Coca-Cola is one of the world’s largest consumer staples companies and a “Dividend King,” with more than 50 consecutive annual dividend increases. Its dividend yield is 2.6%, compared with 1.1% for the broader market and 2.1% for the consumer staples sector.
The company’s performance has remained resilient despite the difficult environment. In 2025, Coca-Cola grew case volume by 1% and increased organic sales by 5%. In the first quarter of 2026, case volume rose 3% and organic sales increased 10%.
Valuation is not described as a bargain, but also not as stretched: the article notes that Coca-Cola’s price-to-earnings and price-to-book ratios are slightly below their five-year averages.
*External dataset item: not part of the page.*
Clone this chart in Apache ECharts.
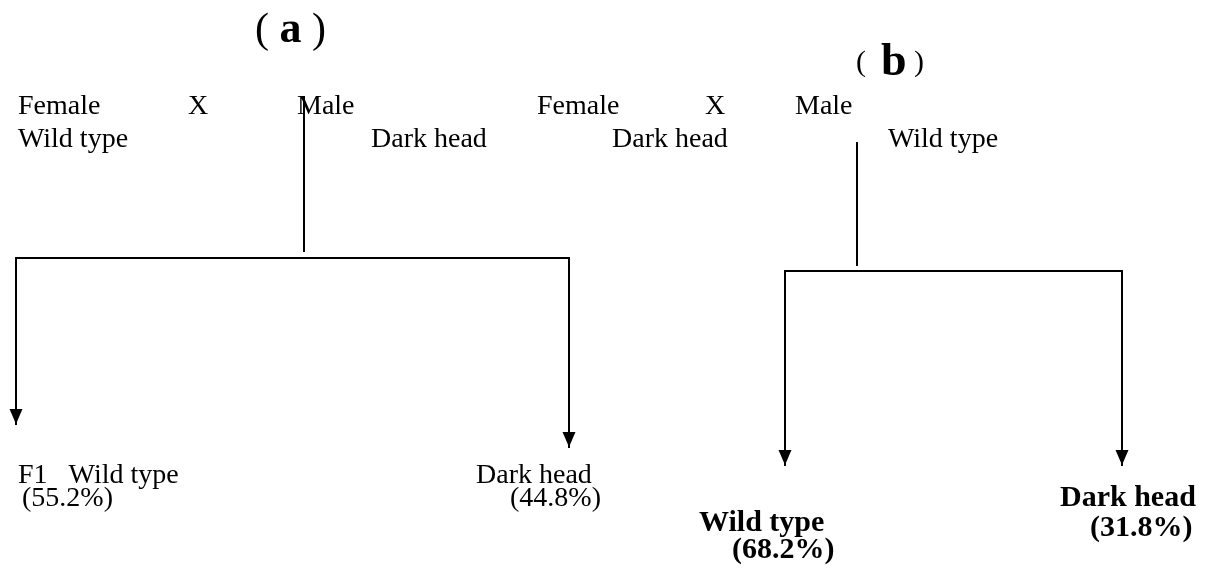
<!DOCTYPE html>
<html>
<head>
<meta charset="utf-8">
<script src="https://cdn.jsdelivr.net/npm/echarts@6/dist/echarts.min.js"></script>
<style>
html,body{margin:0;padding:0;background:#fff;}
#chart{width:1209px;height:574px;}
</style>
</head>
<body>
<div id="chart"></div>
<script>
// ---- Diagram data (positions are in the picture's own pixel space) ----
// Panel titles
const titleLetters = ['a', 'b'];
const titleX = [255, 856];
const titleY = [31, 63];

// Plain labels: text, left x, baseline y
const plainText = ['Female', 'X', 'Male', 'Wild type', 'Dark head',
                   'Female', 'X', 'Male', 'Dark head', 'Wild type',
                   'F1   Wild type', '(55.2%)', 'Dark head', '(44.8%)'];
const plainX = [18, 188, 297, 18, 371,
                537, 705, 795, 612, 888,
                18, 22, 476, 510];
const plainY = [108, 108, 108, 141, 141,
                108, 108, 108, 141, 141,
                477, 500, 477, 500];

// Bold offspring labels (panel b)
const boldText = ['Wild type', '(68.2%)', 'Dark head', '(31.8%)'];
const boldX = [699, 732, 1060, 1090];
const boldY = [525, 552, 500, 530];

// Connector segments: [x1, y1, x2, y2]
const stemSegs = [[304, 97, 304, 251], [857, 143, 857, 265]];
const barSegs = [[16, 258, 569, 258], [785, 271, 1122, 271]];
const arrowSegs = [[16, 258, 16, 424], [569, 258, 569, 447],
                   [785, 271, 785, 465], [1122, 271, 1122, 465]];

// ---- Build chart ----
const FONT = "'Liberation Serif','Times New Roman',Times,serif";
const PLAIN_FS = 28, BOLD_FS = 30;
const BASE_K = 0.05; // baseline offset from label middle (fraction of font size)

function labelData(texts, xs, ys, fs) {
  return texts.map((t, i) => ({ name: t, value: [xs[i], ys[i] - BASE_K * fs] }));
}

const segData = [...stemSegs, ...barSegs, ...arrowSegs].map(s => ({ coords: [[s[0], s[1]], [s[2], s[3]]] }));
const ARROW_W = 13, ARROW_H = 15;
const arrowData = arrowSegs.map(s => [s[2], s[3]]);

const chart = echarts.init(document.getElementById('chart'), null, { renderer: 'canvas' });
chart.setOption({
  backgroundColor: '#ffffff',
  animation: false,
  grid: { left: 0, right: 0, top: 0, bottom: 0 },
  xAxis: { type: 'value', min: 0, max: 1209, show: false },
  yAxis: { type: 'value', min: 0, max: 574, inverse: true, show: false },
  series: [
    {
      type: 'lines',
      coordinateSystem: 'cartesian2d',
      symbol: 'none',
      lineStyle: { color: '#000', width: 2, opacity: 1, cap: 'square' },
      data: segData,
      silent: true
    },
    {
      type: 'scatter',
      symbol: 'path://M0,0 L12,0 L6,14 Z',
      symbolSize: [ARROW_W, ARROW_H],
      symbolKeepAspect: false,
      symbolOffset: [0, -ARROW_H / 2],
      itemStyle: { color: '#000', opacity: 1 },
      data: arrowData,
      silent: true
    },
    {
      type: 'scatter',
      symbolSize: 0,
      data: labelData(plainText, plainX, plainY, PLAIN_FS),
      label: {
        show: true, position: [0, 0], align: 'left', verticalAlign: 'middle',
        formatter: p => p.name, color: '#000000', opacity: 1,
        fontFamily: FONT, fontSize: PLAIN_FS
      },
      silent: true
    },
    {
      type: 'scatter',
      symbolSize: 0,
      data: labelData(boldText, boldX, boldY, BOLD_FS),
      label: {
        show: true, position: [0, 0], align: 'left', verticalAlign: 'middle',
        formatter: p => p.name, color: '#000000', opacity: 1,
        fontFamily: FONT, fontSize: BOLD_FS, fontWeight: 'bold'
      },
      silent: true
    },
    {
      type: 'scatter',
      symbolSize: 0,
      data: titleLetters.map((t, i) => ({ name: t, value: [titleX[i], titleY[i]] })),
      label: {
        show: true, position: [0, 0], align: 'left', verticalAlign: 'middle',
        formatter: p => p.dataIndex === 0
          ? '{pa|( }{ta|' + p.name + '}{pa| )}'
          : '{pb|(  }{tb|' + p.name + '}{pb| )}',
        color: '#000000', opacity: 1, fontFamily: FONT,
        rich: {
          pa: { fontFamily: FONT, fontSize: 42, color: '#000000', opacity: 1 },
          pb: { fontFamily: FONT, fontSize: 30, color: '#000000', opacity: 1 },
          ta: { fontFamily: FONT, fontSize: 44, fontWeight: 'bold', color: '#000000', opacity: 1 },
          tb: { fontFamily: FONT, fontSize: 46, fontWeight: 'bold', color: '#000000', opacity: 1 }
        }
      },
      silent: true
    }
  ]
});
</script>
</body>
</html>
The piece frames this as a potentially attractive long-term setup for conservative dividend investors.
General Mills is about three-quarters of the way through fiscal 2026. Before the fiscal year began, the company told investors it expected an investment year due to industrywide and company-specific headwinds. The article says those pressures have materialized, with organic sales down 3%, gross margin lower by two percentage points, and adjusted earnings down 25% through the first nine months of the fiscal year.
Despite the weaker results, General Mills reaffirmed its full-year guidance, and the article characterizes the company’s plan as still on track. However, investor concerns remain, reflected in a dividend yield described as historically high at 7%.
Hormel Foods is also described as a Dividend King, with a historically high dividend yield of 5.4%. The article places Hormel between Coca-Cola and General Mills in terms of positioning.
Hormel has been in turnaround mode for several years, facing challenges similar to those affecting General Mills. The article notes that Hormel’s organic growth has been rising for more than a year, suggesting management actions may be starting to take hold. While earnings remain under pressure, the piece says a business upswing may have begun.
The article argues that the biggest advantage for small investors is the ability to think over longer horizons. It contrasts this with institutional investors, which it says are constrained by quarterly performance expectations.
For investors with a 20-year perspective, the article frames current weakness in food stocks as a potential long-term buying opportunity, pointing to Coca-Cola, General Mills, and Hormel as high-yield options.